-- DATASET EXCERPT --

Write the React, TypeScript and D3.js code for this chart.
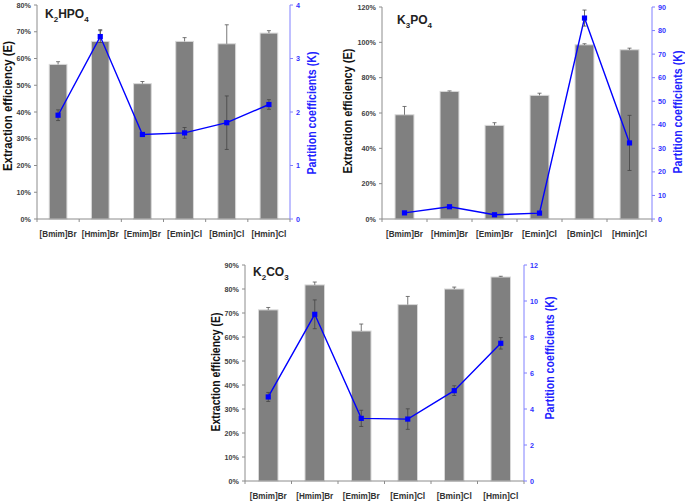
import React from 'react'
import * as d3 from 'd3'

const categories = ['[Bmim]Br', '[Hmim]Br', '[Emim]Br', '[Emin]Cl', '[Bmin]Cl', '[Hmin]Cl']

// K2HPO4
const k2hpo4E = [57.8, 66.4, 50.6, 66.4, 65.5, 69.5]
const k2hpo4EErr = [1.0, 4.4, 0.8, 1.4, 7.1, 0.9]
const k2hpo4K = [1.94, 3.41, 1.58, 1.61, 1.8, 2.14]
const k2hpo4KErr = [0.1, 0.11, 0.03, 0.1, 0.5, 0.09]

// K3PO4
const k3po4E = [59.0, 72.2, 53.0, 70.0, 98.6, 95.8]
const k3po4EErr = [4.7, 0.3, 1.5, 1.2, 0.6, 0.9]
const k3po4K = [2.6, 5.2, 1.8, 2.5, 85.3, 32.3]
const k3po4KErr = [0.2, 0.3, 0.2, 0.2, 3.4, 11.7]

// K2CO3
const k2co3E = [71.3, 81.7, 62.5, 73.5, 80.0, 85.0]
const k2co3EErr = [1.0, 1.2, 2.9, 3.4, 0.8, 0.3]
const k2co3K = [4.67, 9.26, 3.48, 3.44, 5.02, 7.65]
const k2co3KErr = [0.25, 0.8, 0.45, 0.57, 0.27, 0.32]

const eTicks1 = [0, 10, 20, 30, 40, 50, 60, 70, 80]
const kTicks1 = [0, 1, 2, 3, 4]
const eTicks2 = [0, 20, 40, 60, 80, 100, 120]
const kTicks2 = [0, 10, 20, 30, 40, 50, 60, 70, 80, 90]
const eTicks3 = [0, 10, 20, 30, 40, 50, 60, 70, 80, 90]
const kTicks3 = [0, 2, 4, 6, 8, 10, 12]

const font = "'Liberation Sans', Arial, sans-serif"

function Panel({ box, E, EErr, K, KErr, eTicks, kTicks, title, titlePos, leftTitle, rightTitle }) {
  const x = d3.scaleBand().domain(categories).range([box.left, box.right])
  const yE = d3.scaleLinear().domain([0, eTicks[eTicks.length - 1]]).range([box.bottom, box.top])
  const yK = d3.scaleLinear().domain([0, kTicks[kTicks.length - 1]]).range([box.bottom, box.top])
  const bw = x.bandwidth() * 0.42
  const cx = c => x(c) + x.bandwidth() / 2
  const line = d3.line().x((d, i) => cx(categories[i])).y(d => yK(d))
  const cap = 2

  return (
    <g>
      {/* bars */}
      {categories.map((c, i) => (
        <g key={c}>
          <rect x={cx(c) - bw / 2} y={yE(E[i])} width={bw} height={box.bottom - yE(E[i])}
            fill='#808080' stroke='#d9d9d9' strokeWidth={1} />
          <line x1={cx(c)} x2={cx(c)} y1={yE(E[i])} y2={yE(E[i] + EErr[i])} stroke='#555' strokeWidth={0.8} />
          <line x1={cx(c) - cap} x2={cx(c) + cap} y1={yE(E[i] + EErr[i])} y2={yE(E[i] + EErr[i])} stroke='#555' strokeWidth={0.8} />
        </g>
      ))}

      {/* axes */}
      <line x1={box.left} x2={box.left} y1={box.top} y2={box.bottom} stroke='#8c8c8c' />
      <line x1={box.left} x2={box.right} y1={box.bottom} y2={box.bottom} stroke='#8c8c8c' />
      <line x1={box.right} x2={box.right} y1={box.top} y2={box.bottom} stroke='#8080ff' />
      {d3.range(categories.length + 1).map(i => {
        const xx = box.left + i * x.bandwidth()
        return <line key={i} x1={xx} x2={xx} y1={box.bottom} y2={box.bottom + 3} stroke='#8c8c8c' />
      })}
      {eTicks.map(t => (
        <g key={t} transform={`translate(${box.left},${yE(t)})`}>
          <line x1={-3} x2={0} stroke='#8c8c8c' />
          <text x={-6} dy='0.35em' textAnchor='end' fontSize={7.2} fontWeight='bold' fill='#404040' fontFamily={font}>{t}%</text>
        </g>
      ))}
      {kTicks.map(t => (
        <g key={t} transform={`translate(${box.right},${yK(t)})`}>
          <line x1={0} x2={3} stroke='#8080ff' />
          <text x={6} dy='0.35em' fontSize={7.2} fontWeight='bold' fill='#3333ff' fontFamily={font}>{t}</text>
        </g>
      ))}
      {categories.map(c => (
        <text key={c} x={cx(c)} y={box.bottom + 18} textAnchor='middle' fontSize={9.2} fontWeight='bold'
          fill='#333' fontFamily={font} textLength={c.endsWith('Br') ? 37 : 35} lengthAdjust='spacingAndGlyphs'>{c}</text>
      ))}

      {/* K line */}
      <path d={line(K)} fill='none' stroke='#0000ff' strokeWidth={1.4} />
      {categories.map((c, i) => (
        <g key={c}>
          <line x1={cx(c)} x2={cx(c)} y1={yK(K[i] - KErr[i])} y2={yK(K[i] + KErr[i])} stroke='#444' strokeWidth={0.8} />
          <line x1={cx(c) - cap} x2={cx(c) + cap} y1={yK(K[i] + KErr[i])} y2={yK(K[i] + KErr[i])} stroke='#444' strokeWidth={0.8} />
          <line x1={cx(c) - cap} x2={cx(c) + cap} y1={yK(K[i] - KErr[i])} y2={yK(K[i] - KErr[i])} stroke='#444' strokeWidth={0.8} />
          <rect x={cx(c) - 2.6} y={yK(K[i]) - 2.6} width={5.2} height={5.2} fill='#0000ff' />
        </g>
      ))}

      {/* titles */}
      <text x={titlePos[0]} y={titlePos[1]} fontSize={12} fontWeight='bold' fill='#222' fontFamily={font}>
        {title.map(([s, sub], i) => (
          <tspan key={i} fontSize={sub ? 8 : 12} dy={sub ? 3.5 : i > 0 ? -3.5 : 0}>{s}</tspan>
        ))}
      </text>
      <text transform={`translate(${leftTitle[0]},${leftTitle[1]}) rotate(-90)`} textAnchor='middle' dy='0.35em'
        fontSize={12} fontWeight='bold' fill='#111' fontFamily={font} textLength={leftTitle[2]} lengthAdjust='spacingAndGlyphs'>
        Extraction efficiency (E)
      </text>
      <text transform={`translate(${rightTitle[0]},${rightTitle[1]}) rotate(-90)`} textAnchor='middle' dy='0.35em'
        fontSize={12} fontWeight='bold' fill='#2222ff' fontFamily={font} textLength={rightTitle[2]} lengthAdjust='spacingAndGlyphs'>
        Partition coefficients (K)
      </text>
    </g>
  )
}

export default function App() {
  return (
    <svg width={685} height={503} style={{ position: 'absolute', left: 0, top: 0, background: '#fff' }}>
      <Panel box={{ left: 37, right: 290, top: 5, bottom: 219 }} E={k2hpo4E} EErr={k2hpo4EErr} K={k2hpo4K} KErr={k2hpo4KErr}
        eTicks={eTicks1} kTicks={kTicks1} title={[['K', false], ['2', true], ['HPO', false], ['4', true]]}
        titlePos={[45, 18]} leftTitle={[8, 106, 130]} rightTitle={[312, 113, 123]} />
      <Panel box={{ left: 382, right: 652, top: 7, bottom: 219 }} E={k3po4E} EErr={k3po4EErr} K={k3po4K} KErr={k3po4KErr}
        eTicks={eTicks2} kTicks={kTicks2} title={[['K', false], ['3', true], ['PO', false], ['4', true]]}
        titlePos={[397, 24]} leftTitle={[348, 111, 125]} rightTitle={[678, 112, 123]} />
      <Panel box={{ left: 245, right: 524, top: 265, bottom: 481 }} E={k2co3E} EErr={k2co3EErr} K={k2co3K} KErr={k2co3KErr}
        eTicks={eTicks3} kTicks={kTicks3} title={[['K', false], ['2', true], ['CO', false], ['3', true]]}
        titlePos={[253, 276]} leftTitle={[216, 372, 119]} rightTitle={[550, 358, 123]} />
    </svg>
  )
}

-- AIM --
Repeat the listing above from its first line through the line that contains "const cap = 2", both included, and nothing more. Drop the pictures.

-- RESULT OF THE TASK --
Write the React, TypeScript and D3.js code for this chart.
import React from 'react'
import * as d3 from 'd3'

const categories = ['[Bmim]Br', '[Hmim]Br', '[Emim]Br', '[Emin]Cl', '[Bmin]Cl', '[Hmin]Cl']

// K2HPO4
const k2hpo4E = [57.8, 66.4, 50.6, 66.4, 65.5, 69.5]
const k2hpo4EErr = [1.0, 4.4, 0.8, 1.4, 7.1, 0.9]
const k2hpo4K = [1.94, 3.41, 1.58, 1.61, 1.8, 2.14]
const k2hpo4KErr = [0.1, 0.11, 0.03, 0.1, 0.5, 0.09]

// K3PO4
const k3po4E = [59.0, 72.2, 53.0, 70.0, 98.6, 95.8]
const k3po4EErr = [4.7, 0.3, 1.5, 1.2, 0.6, 0.9]
const k3po4K = [2.6, 5.2, 1.8, 2.5, 85.3, 32.3]
const k3po4KErr = [0.2, 0.3, 0.2, 0.2, 3.4, 11.7]

// K2CO3
const k2co3E = [71.3, 81.7, 62.5, 73.5, 80.0, 85.0]
const k2co3EErr = [1.0, 1.2, 2.9, 3.4, 0.8, 0.3]
const k2co3K = [4.67, 9.26, 3.48, 3.44, 5.02, 7.65]
const k2co3KErr = [0.25, 0.8, 0.45, 0.57, 0.27, 0.32]

const eTicks1 = [0, 10, 20, 30, 40, 50, 60, 70, 80]
const kTicks1 = [0, 1, 2, 3, 4]
const eTicks2 = [0, 20, 40, 60, 80, 100, 120]
const kTicks2 = [0, 10, 20, 30, 40, 50, 60, 70, 80, 90]
const eTicks3 = [0, 10, 20, 30, 40, 50, 60, 70, 80, 90]
const kTicks3 = [0, 2, 4, 6, 8, 10, 12]

const font = "'Liberation Sans', Arial, sans-serif"

function Panel({ box, E, EErr, K, KErr, eTicks, kTicks, title, titlePos, leftTitle, rightTitle }) {
  const x = d3.scaleBand().domain(categories).range([box.left, box.right])
  const yE = d3.scaleLinear().domain([0, eTicks[eTicks.length - 1]]).range([box.bottom, box.top])
  const yK = d3.scaleLinear().domain([0, kTicks[kTicks.length - 1]]).range([box.bottom, box.top])
  const bw = x.bandwidth() * 0.42
  const cx = c => x(c) + x.bandwidth() / 2
  const line = d3.line().x((d, i) => cx(categories[i])).y(d => yK(d))
  const cap = 2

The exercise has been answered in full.